Interim Babble

October 26

I wrote a longish entry last night, and planned to post it today, but the nature of the entry demanded that I also post and link to a piece of my writing—which I forgot to save to disk. The entry wouldn’t be incomprehensible on it’s own, but I hate to make constant references to a document without allowing you ardent readers the chance to read said document.

When I have a computer and an internet connection in my house, problems like this will go away. I won’t have to post from work anymore.

So, to tide you over, it’s another fun installment of Random Bits of Tim’s Mind.

I’ve been tandem-reading for the past several days— Jim Morrow’s The Continent of Lies, Charles de Lint’s Forests of the Heart, and Kim Newman’s The Quorum. I finished Quorum, and I heartily recommend it. Keep an eye out when you prowl the used bookstores; it’ll probably turn up. Newman is best known for his Dracula books (Anno Dracula, The Bloody Red Baron, and Dracula Cha-Cha-Cha (or, as it was annoyingly known in the States, Judgement of Tears)), but he’s also written several strange and funky sort-of-horror novels. Of those I’ve read Bad Dreams (which is only so-so) and Quorum. Q is about making a Deal with the Devil—or a deal with something, anyway. It’s also about comic books, friendship, the banality of evil, media, and sacrifice (Have you noticed that I’m very bad at synopsizing plots? Perhaps you haven’t, since I seldom try to offer a synopsis. It’s even worse when I try to describe one of my own plots. I prefer listing elements and issues, I guess). It’s a very funny book, though sometimes I think it veers a little too close to absurdist slapstick, given its usual tone. It’s idiosyncratically written, and it took me a couple of chapters to really warm to it, but once I did, I didn’t want to put it down. The more I read of Kim Newman’s books, the more I like.

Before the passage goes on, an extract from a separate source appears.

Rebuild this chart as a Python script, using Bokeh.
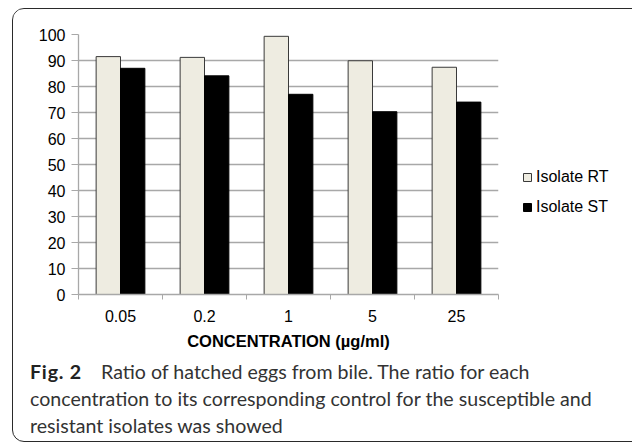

I’m finally cracking down on myself. I have four novels written, and I haven’t tried to submit any of them (except for sending off Genius of Deceit to the Warner contest, where it sank like a stone; not surprising, since it’s basically a rough draft, but I wanted to make the effort). Last night I pulled up the manuscript of my first novel, Shannon's God. It’s a lot better than I remember, and best of all, it’s fully revised—I haven’t worked on it in a long time, but when I did work on it, I worked hard. The prose is still a little sloppy, but another run-through should fix that. This was my first novel, and for a long time I’ve been very insecure about it; I mean, Hemingway threw his first book off a boat (or so the story goes), Faulkner’s first book is a shuddering pile of crap, and those two are recognized as great authors!

But I put a lot of work into this novel, and it means a lot to me (yes, before you ask, sometimes I do write stuff that doesn’t mean a lot to me. But I seldom talk about those works here). Unless some glaring problems jump at me during this last prose-cleaning run-through, I’m going to write a synopsis and put Shannon’s God in the mail. I’ll feel a lot better about trying to become a novelist if I’m actually sending a novel around. Then, as previously mentioned, I intend to whip through the changes needed on Infants and Tyrants and send it out. After that I want to grind through the daunting remainder of Raveling… and then there’s only Genius to fix.

Oh, is that all, Tim? You should be done by the weekend, then.

It’s not really that daunting, as long as I take it in bits and pieces. I revised about thirty pages of Shannon’s last night. There shouldn’t be any structural problems, I took care of those long ago. So that book could be done in a couple of weeks, if I work hard at it. And Infant, as I previously mentioned, needs about a month’s worth of work.

Raveling is the beast. But best not to dwell on that.

I guess that’s enough lopsided interim babbling. A more coherent and focused entry tomorrow, I promise.